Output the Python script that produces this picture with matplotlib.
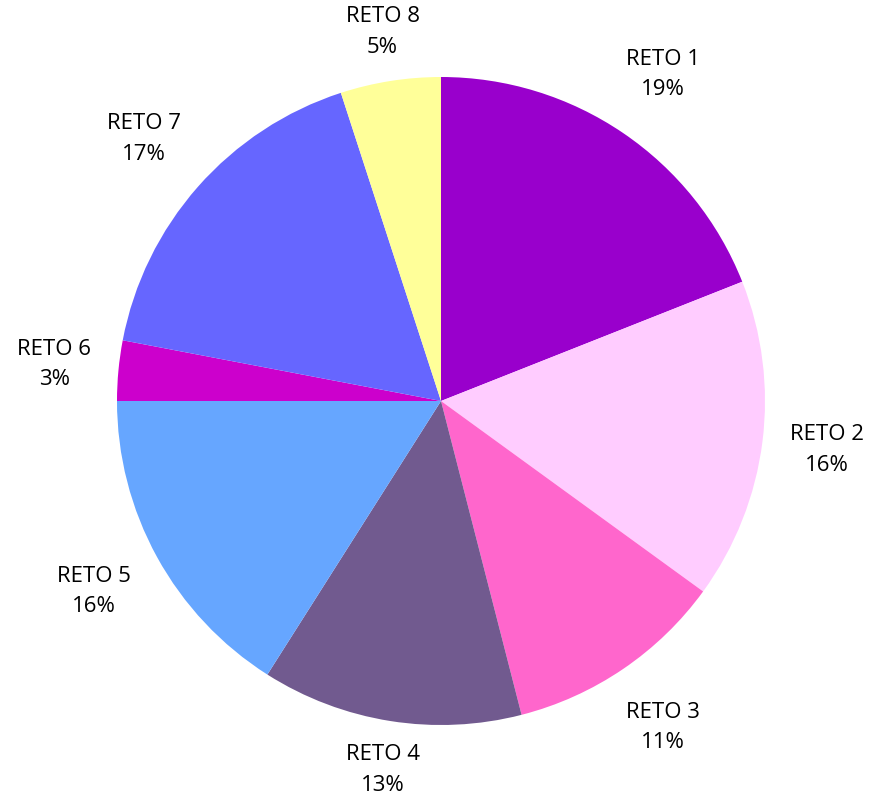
import numpy as np
import matplotlib.pyplot as plt

labels = ['RETO 1', 'RETO 2', 'RETO 3', 'RETO 4', 'RETO 5', 'RETO 6', 'RETO 7', 'RETO 8']
values = [19, 16, 11, 13, 16, 3, 17, 5]
colors = ['#9900CC', '#FFCCFF', '#FF66CC', '#715A8F', '#66A6FF', '#CC00CC', '#6666FF', '#FFFF99']

plt.rcParams['font.family'] = ['Open Sans', 'DejaVu Sans']

fig = plt.figure(figsize=(8.7, 8), dpi=100)
ax = fig.add_axes([0, 0, 1, 1])

wedges, _ = ax.pie(values, colors=colors, startangle=90, counterclock=False,
                   wedgeprops={'linewidth': 0})

# 1 data unit = 324 px, pie centre at (441, 401) px
r = 324
ymax = 369 / r  # keep labels inside the chart area, like Excel does

# labels sit just outside the pie, box edge at a roughly fixed gap
for w, name, v in zip(wedges, labels, values):
    mid = np.deg2rad((w.theta1 + w.theta2) / 2)
    c, s = np.cos(mid), np.sin(mid)
    rr = 1.077 + 0.114 * abs(c) + 0.093 * abs(s)
    rr = min(rr, ymax / max(abs(s), 1e-6))
    ax.text(rr * c, rr * s, f'{name}\n{v}%', ha='center', va='center',
            fontsize=16, linespacing=1.6, color='black')

ax.set_xlim(-441 / r, (870 - 441) / r)
ax.set_ylim(-(800 - 401) / r, 401 / r)
ax.set_aspect('auto')
ax.axis('off')

fig.savefig('out.png', dpi=100, facecolor='white')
※
TASK BRIEF.
In the data above, please extract the lines from the first one through the line with "ymax = 369 /", exactly, and keep pictures out.

ANSWER TO THE EXERCISE.
Output the Python script that produces this picture with matplotlib.
import numpy as np
import matplotlib.pyplot as plt

labels = ['RETO 1', 'RETO 2', 'RETO 3', 'RETO 4', 'RETO 5', 'RETO 6', 'RETO 7', 'RETO 8']
values = [19, 16, 11, 13, 16, 3, 17, 5]
colors = ['#9900CC', '#FFCCFF', '#FF66CC', '#715A8F', '#66A6FF', '#CC00CC', '#6666FF', '#FFFF99']

plt.rcParams['font.family'] = ['Open Sans', 'DejaVu Sans']

fig = plt.figure(figsize=(8.7, 8), dpi=100)
ax = fig.add_axes([0, 0, 1, 1])

wedges, _ = ax.pie(values, colors=colors, startangle=90, counterclock=False,
                   wedgeprops={'linewidth': 0})

# 1 data unit = 324 px, pie centre at (441, 401) px
r = 324
ymax = 369 / r  # keep labels inside the chart area, like Excel does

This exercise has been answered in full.